Millions of birds are negatively impacted by fireworks on New Year’s Eve, according to a new study from the University of Amsterdam. The research reveals a startling increase in the number of birds taking flight during these celebrations.
“We already knew that many water birds react strongly, but now we also see the effect on other birds throughout the Netherlands,” explained study lead author Bart Hoekstra.
The research indicates that on New Year’s Eve, the number of birds in the air near fireworks sites is about 1,000 times higher than on typical nights, with peaks reaching between 10,000 to 100,000 times the normal count.
The most substantial effects were observed within the first five kilometers of the fireworks, although impacts were still notable up to 10 kilometers away.
“Birds take off as a result of an acute flight response due to sudden noise and light. In a country like the Netherlands, with many wintering birds, we are talking about millions of birds being affected by the lighting of fireworks,” said Hoekstra.
This phenomenon leads to a significant energy drain for these birds, especially during the harsh winter months.
Last year, researchers at IBED discovered that geese are impacted by fireworks for more than a week. The study revealed that they spend an average of 10% longer looking for food for at least 11 days after the disturbance.
The researchers said the geese apparently need that time to replenish the lost energy or to compensate for the unknown foraging area in which they have ended up, after fleeing from the fireworks.
For the current study, the team used a new approach, combining data from weather radars and bird counts. The Royal Netherlands Meteorological Institute’s weather radars provided insights during both clear and normal New Year’s Eves.
The data was combined with bird count information from Sovon – the Dutch Centre for Field Ornithology, gathered by hundreds of volunteers. This dual approach allowed the researchers to accurately identify the species, number, and reaction distance of birds affected by fireworks.
“We already knew that many water birds react strongly, but it was still unclear how birds outside these water bodies react to fireworks. Through the counts we know exactly where which birds are and using the radar images we can see where they actually take off because of fireworks,” said Hoekstra.
The study revealed that larger birds, such as geese, ducks, and gulls, not only take flight but also reach remarkable altitudes, flying around for hours.
“Larger birds such as geese, ducks and gulls fly to a height of hundreds of meters due to the large-scale discharge of fireworks and remain in the air for up to an hour. There is a risk that they will end up in bad winter weather, or that they will not know where they are flying due to panic and accidents could occur.”
The researchers found that, in study areas around Den Helder and Herwijnen alone, almost 400,000 birds took flight immediately at the start of the New Year’s Eve fireworks.
Given that 62 percent of all birds in the Netherlands reside within 2.5 kilometers of inhabited areas, the implications of fireworks are far-reaching.
“Flying requires a lot of energy, so ideally birds should be disturbed as little as possible during the cold winter months.
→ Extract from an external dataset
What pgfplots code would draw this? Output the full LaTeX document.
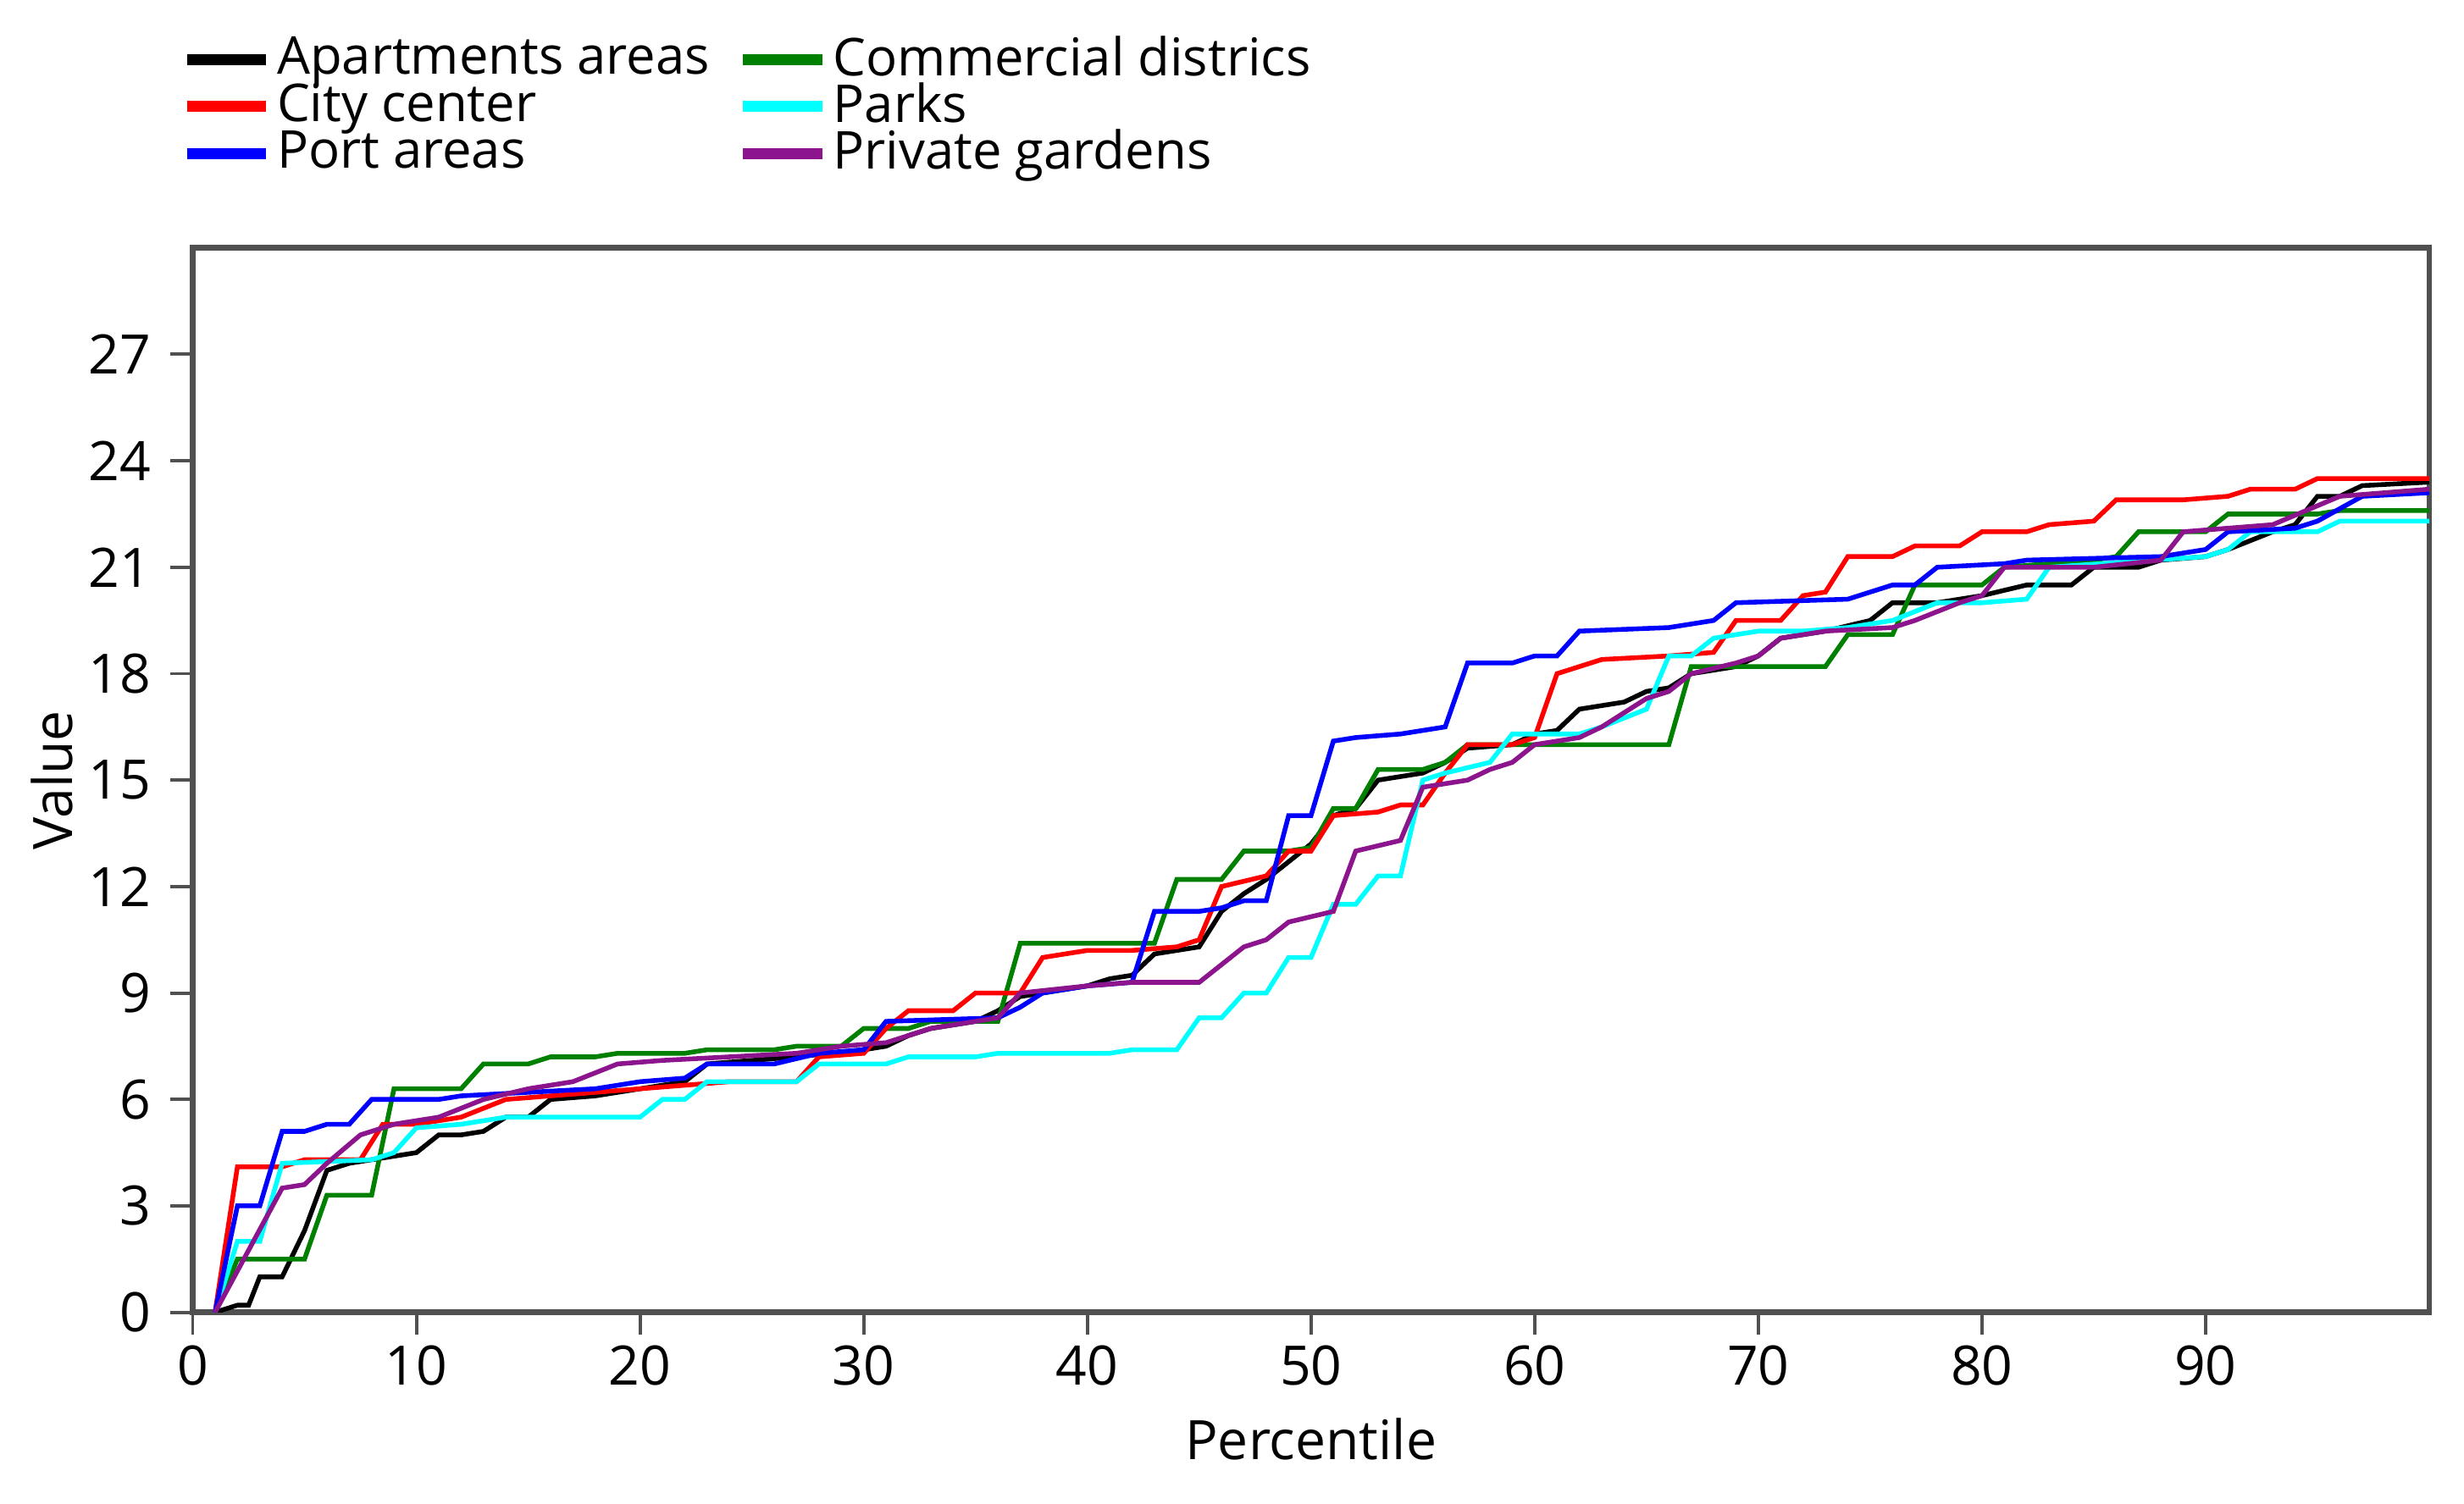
\documentclass[border=0pt]{standalone}
\usepackage{pgfplots}
\pgfplotsset{compat=1.18}
\usepackage{fontspec}
\setmainfont{Open Sans}

\definecolor{cgreen}{RGB}{0,128,0}
\definecolor{ccyan}{RGB}{0,255,255}
\definecolor{cpurple}{RGB}{140,20,140}
\definecolor{frame}{RGB}{80,80,80}

\begin{document}
\begin{tikzpicture}
\useasboundingbox (-1.22cm,-1.21cm) rectangle (14.38cm,8.31cm);
\begin{axis}[
    scale only axis,
    width=14.16cm, height=6.74cm,
    xmin=0, xmax=100, ymin=0, ymax=30,
    xtick={0,10,...,90}, ytick={0,3,...,27},
    tick align=outside, major tick length=0.14cm,
    tick style={frame, line width=0.6pt},
    axis line style={frame, line width=1pt},
    xtick pos=bottom, ytick pos=left,
    tick label style={font=\fontsize{9.8}{11}\selectfont},
    xticklabel style={yshift=1.5pt},
    /pgf/number format/assume math mode=true,
    xlabel={Percentile}, ylabel={Value},
    label style={font=\fontsize{9.8}{11}\selectfont},
    xlabel style={yshift=1pt},
    ylabel style={yshift=-4pt},
    legend columns=2,
    legend cell align=left,
    legend style={draw=none, fill=none, at={(-0.013,1.216)}, anchor=north west,
        font=\fontsize{9.4}{9.4}\selectfont, row sep=-2.2pt,
        /tikz/every even column/.append style={column sep=0.14cm},
        nodes={inner sep=1pt}},
    legend image code/.code={\draw[line width=2pt] (0cm,0cm) -- (0.5cm,0cm);},
    every axis plot/.append style={line width=0.85pt},
]
% Apartments areas
\addplot[black] coordinates {
(1,0)(2,0.2)(2.5,0.2)(3,1.0)(4,1.0)(5,2.3)(6,4.0)(7,4.2)(8,4.3)(9,4.4)(10,4.5)
(11,5.0)(12,5.0)(13,5.1)(14,5.5)(15,5.5)(16,6.0)(18,6.1)(20,6.3)(22,6.5)(23,7.0)
(27,7.2)(30,7.4)(31,7.5)(32,7.8)(33,8.0)(35,8.2)(36,8.5)(37,8.9)(38,9.0)(40,9.2)
(41,9.4)(42,9.5)(43,10.1)(45,10.3)(46,11.3)(47,11.8)(48,12.2)(49,12.7)(50,13.2)
(51,14.0)(52,14.2)(53,15.0)(55,15.2)(56,15.5)(57,15.9)(59,16.0)(60,16.3)(61,16.4)
(62,17.0)(64,17.2)(65,17.5)(66,17.6)(67,18.0)(69,18.2)(70,18.5)(71,19.0)(73,19.2)
(75,19.5)(76,20.0)(78,20.0)(80,20.2)(82,20.5)(84,20.5)(85,21.0)(87,21.0)(88,21.2)
(90,21.3)(91,21.5)(93,22.0)(94,22.2)(95,23.0)(96,23.0)(97,23.3)(100,23.4)
};
\addlegendentry{Apartments areas}
% Commercial districs
\addplot[cgreen] coordinates {
(1,0)(2,1.5)(5,1.5)(6,3.3)(8,3.3)(9,6.3)(12,6.3)(13,7.0)(15,7.0)(16,7.2)(18,7.2)
(19,7.3)(22,7.3)(23,7.4)(26,7.4)(27,7.5)(29,7.5)(30,8.0)(32,8.0)(33,8.2)(36,8.2)
(37,10.4)(43,10.4)(44,12.2)(46,12.2)(47,13.0)(49,13.0)(50,13.1)(51,14.2)(52,14.2)
(53,15.3)(55,15.3)(56,15.5)(57,16.0)(66,16.0)(67,18.2)(73,18.2)(74,19.1)(76,19.1)
(77,20.5)(80,20.5)(81,21.0)(85,21.2)(86,21.3)(87,22.0)(90,22.0)(91,22.5)(95,22.5)
(96,22.6)(100,22.6)
};
\addlegendentry{Commercial districs}
% City center
\addplot[red] coordinates {
(1,0)(2,4.1)(4,4.1)(5,4.3)(7.5,4.3)(8.5,5.3)(10,5.3)(12,5.5)(14,6.0)(16,6.1)
(20,6.3)(22,6.4)(24,6.5)(27,6.5)(28,7.2)(30,7.3)(31,8.0)(32,8.5)(34,8.5)(35,9.0)
(37,9.0)(38,10.0)(40,10.2)(42,10.2)(44,10.3)(45,10.5)(46,12.0)(48,12.3)(49,13.0)
(50,13.0)(51,14.0)(53,14.1)(54,14.3)(55,14.3)(56,15.2)(57,16.0)(59,16.0)(60,16.2)
(61,18.0)(62,18.2)(63,18.4)(66,18.5)(68,18.6)(69,19.5)(71,19.5)(72,20.2)(73,20.3)
(74,21.3)(76,21.3)(77,21.6)(79,21.6)(80,22.0)(82,22.0)(83,22.2)(85,22.3)(86,22.9)
(89,22.9)(91,23.0)(92,23.2)(94,23.2)(95,23.5)(100,23.5)
};
\addlegendentry{City center}
% Parks
\addplot[ccyan] coordinates {
(1,0)(2,2.0)(3,2.0)(4,4.2)(8,4.3)(9,4.5)(10,5.2)(12,5.3)(14,5.5)(20,5.5)(21,6.0)
(22,6.0)(23,6.5)(27,6.5)(28,7.0)(31,7.0)(32,7.2)(35,7.2)(36,7.3)(41,7.3)(42,7.4)
(44,7.4)(45,8.3)(46,8.3)(47,9.0)(48,9.0)(49,10.0)(50,10.0)(51,11.5)(52,11.5)
(53,12.3)(54,12.3)(55,15.0)(56,15.2)(58,15.5)(59,16.3)(62,16.3)(63,16.5)(65,17.0)
(66,18.5)(67,18.5)(68,19.0)(70,19.2)(72,19.2)(74,19.3)(76,19.5)(78,20.0)(80,20.0)
(82,20.1)(83,21.0)(90,21.3)(91,21.5)(92,22.0)(95,22.0)(96,22.3)(100,22.3)
};
\addlegendentry{Parks}
% Port areas
\addplot[blue] coordinates {
(1,0)(2,3.0)(3,3.0)(4,5.1)(5,5.1)(6,5.3)(7,5.3)(8,6.0)(11,6.0)(12,6.1)(15,6.2)
(18,6.3)(20,6.5)(22,6.6)(23,7.0)(26,7.0)(28,7.3)(30,7.4)(31,8.2)(36,8.3)(37,8.6)
(38,9.0)(40,9.2)(42,9.3)(43,11.3)(45,11.3)(46,11.4)(47,11.6)(48,11.6)(49,14.0)
(50,14.0)(51,16.1)(52,16.2)(54,16.3)(56,16.5)(57,18.3)(59,18.3)(60,18.5)(61,18.5)
(62,19.2)(66,19.3)(68,19.5)(69,20.0)(74,20.1)(76,20.5)(77,20.5)(78,21.0)(81,21.1)
(82,21.2)(88,21.3)(90,21.5)(91,22.0)(94,22.1)(95,22.3)(97,23.0)(100,23.1)
};
\addlegendentry{Port areas}
% Private gardens
\addplot[cpurple] coordinates {
(1,0)(4,3.5)(5,3.6)(6,4.2)(7.5,5.0)(8,5.1)(9,5.3)(11,5.5)(13,6.0)(15,6.3)(17,6.5)
(19,7.0)(21,7.1)(24,7.2)(27,7.3)(29,7.5)(31,7.6)(32,7.8)(33,8.0)(36,8.3)(37,9.0)
(40,9.2)(42,9.3)(45,9.3)(47,10.3)(48,10.5)(49,11.0)(51,11.3)(52,13.0)(54,13.3)
(55,14.8)(57,15.0)(58,15.3)(59,15.5)(60,16.0)(62,16.2)(63,16.5)(65,17.3)(66,17.5)
(67,18.0)(69,18.3)(70,18.5)(71,19.0)(73,19.2)(76,19.3)(77,19.5)(79,20.0)(80,20.2)
(81,21.0)(85,21.0)(88,21.2)(89,22.0)(93,22.2)(96,23.0)(100,23.2)
};
\addlegendentry{Private gardens}
\end{axis}
\end{tikzpicture}
\end{document}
Measures to ensure this are especially important in open areas such as grasslands, where many larger birds spend the winter,” said Hoekstra.
“The effects of fireworks on birds are less pronounced near forests and semi-open habitats. In addition, smaller birds such as tits and finches live there, which are less likely to fly away from disturbance.”
The researchers advocate for the establishment of fireworks-free zones, particularly in areas populated by larger birds.
“These buffer zones could be smaller in areas where light and sound travel less far, such as near forests. Furthermore, fireworks should mainly be lit at central locations in built-up areas, as far away from birds as possible,” said Hoekstra.
“It would be best for birds if we moved towards light shows without sound, such as drone shows or decorative fireworks without very loud bangs.”
The study is published in the journal Frontiers in Ecology and the Environment.